3) One irony of the history of our invasion of Iraq, in my opinion, is that one person who was right, and acted with integrity, was our now-governor, Lincoln Chafee. Hilary Clinton, John Kerry, John Edwards, Joe Biden, and many others all voted to authorize the use of force. Clinton and Edwards used almost identical words to describe a visit to "Clinton contacts in the intelligence community" to verify the WMD assessment. All professed at the time to believe that Iraq possessed WMD. How is it that George W. Bush is now regarded as the "liar"?

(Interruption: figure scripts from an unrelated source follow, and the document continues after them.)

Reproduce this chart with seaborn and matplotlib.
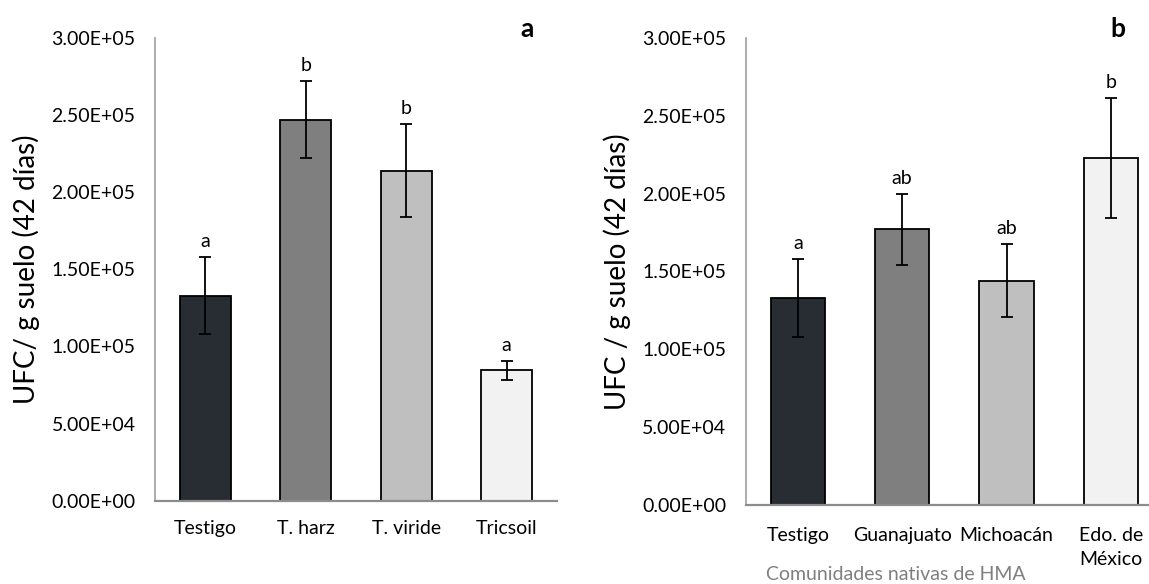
import matplotlib
matplotlib.use("Agg")
import matplotlib.pyplot as plt
import seaborn as sns
import pandas as pd
from matplotlib.ticker import FuncFormatter, MultipleLocator

# ---------------- data ----------------
cats_a = ["Testigo", "T. harz", "T. viride", "Tricsoil"]
vals_a = [133000, 247000, 214000, 84500]
errs_a = [25000, 25000, 30000, 6000]
lets_a = ["a", "b", "b", "a"]

cats_b = ["Testigo", "Guanajuato", "Michoacán", "Edo. de\nMéxico"]
vals_b = [133000, 177000, 144000, 223000]
errs_b = [25000, 23000, 23500, 38500]
lets_b = ["a", "ab", "ab", "b"]

bar_colors = ["#262B35", "#7F7F7F", "#BFBFBF", "#F2F2F2"]

ylabel_a = "UFC/ g suelo (42 días)"
ylabel_b = "UFC / g suelo (42 días)"
xlabel_b = "Comunidades nativas de HMA"

sns.set_theme(style="white")
plt.rcParams["font.family"] = ["Lato", "DejaVu Sans"]

W, H = 1149, 584
fig = plt.figure(figsize=(W / 100, H / 100), dpi=100)

def px_axes(x0, x1, y_top, y_bot):
    return fig.add_axes([x0 / W, (H - y_bot) / H, (x1 - x0) / W, (y_bot - y_top) / H])

ax_a = px_axes(155, 557, 38, 500.7)
ax_b = px_axes(745.7, 1163, 38, 505)

fmt = FuncFormatter(lambda v, p: f"{v:.2E}")

def draw(ax, cats, vals, errs, lets, width, ylabel, xpad):
    df = pd.DataFrame({"cat": cats, "val": vals})
    sns.barplot(data=df, x="cat", y="val", hue="cat", palette=bar_colors,
                width=width, edgecolor="black", linewidth=1.3,
                legend=False, ax=ax, errorbar=None, dodge=False)
    xs = range(len(cats))
    ax.errorbar(list(xs), vals, yerr=errs, fmt="none", ecolor="black",
                elinewidth=1.3, capsize=4, capthick=1.3, zorder=5)
    for x, v, e, t in zip(xs, vals, errs, lets):
        ax.annotate(t, (x, v + e), xytext=(0, 5), textcoords="offset points",
                    ha="center", va="bottom", fontsize=14, color="black")
    ax.set_xlim(-0.5, len(cats) - 0.5)
    ax.set_ylim(0, 300000)
    ax.yaxis.set_major_locator(MultipleLocator(50000))
    ax.yaxis.set_major_formatter(fmt)
    ax.set_xlabel("")
    ax.set_ylabel(ylabel, fontsize=20, labelpad=8, color="black")
    ax.tick_params(axis="y", length=0, pad=14, labelsize=14, labelcolor="black")
    ax.tick_params(axis="x", length=0, pad=xpad, labelsize=14, labelcolor="black")
    for lab in ax.get_xticklabels():
        lab.set_linespacing(1.45)
    for s in ["top", "right"]:
        ax.spines[s].set_visible(False)
    ax.spines["left"].set_color("#A6A6A6")
    ax.spines["left"].set_linewidth(1.3)
    ax.spines["bottom"].set_color("#8C8C8C")
    ax.spines["bottom"].set_linewidth(1.6)
    ax.grid(False)

draw(ax_a, cats_a, vals_a, errs_a, lets_a, 0.503, ylabel_a, 14)
draw(ax_b, cats_b, vals_b, errs_b, lets_b, 0.52, ylabel_b, 16)

fig.text(527 / W, 1 - 29 / H, "a", ha="center", va="center",
         fontsize=19, fontweight="bold", color="black")
fig.text(1118 / W, 1 - 29 / H, "b", ha="center", va="center",
         fontsize=19, fontweight="bold", color="black")
fig.text(896 / W, 1 - 574 / H, xlabel_b, ha="center", va="center",
         fontsize=14, color="#7F7F7F")

fig.savefig("out.png", dpi=100, facecolor="white")
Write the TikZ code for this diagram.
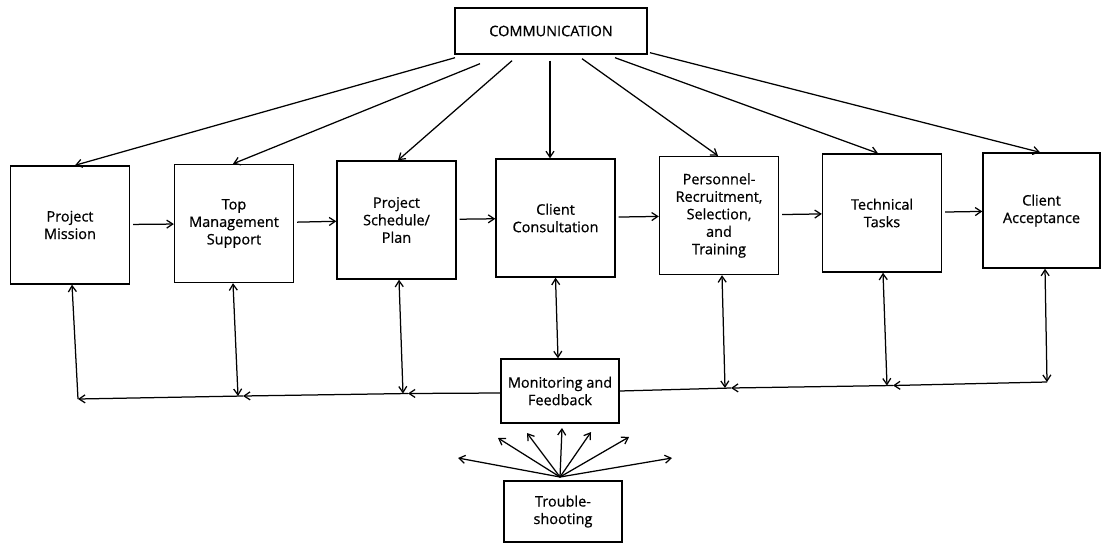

Senator Lincoln Chafee, if you remember, got it right. He also met with intelligence people, and claimed that he "didn't like the body language." As a result he voted against the use of force, and never believed that WMD existed. On the other hand, he was virtually a minority of one, and differed with the U.K., Israel, and every other major intelligence service in holding his opinion at that time. We must give him credit for integrity, but part of the issue was evolving intelligence assessments (illustrated in spades by the New York Times article of Joe Wilson which charged Bush with "lying" because he relied on this assessment at the time of his State of the Union address, only to have the assessment changed months later. Apparently, Mr. Wilson held President Bush responsible to be clairvoyant).
So kudos for some detailed knowledge of these subjects. But you have fallen for many of the political characterizations that have no basis in logic or history. You would do well to inform yourself instead of simply relying on the facile representations of the likes of Congressman Langevin and other politicians.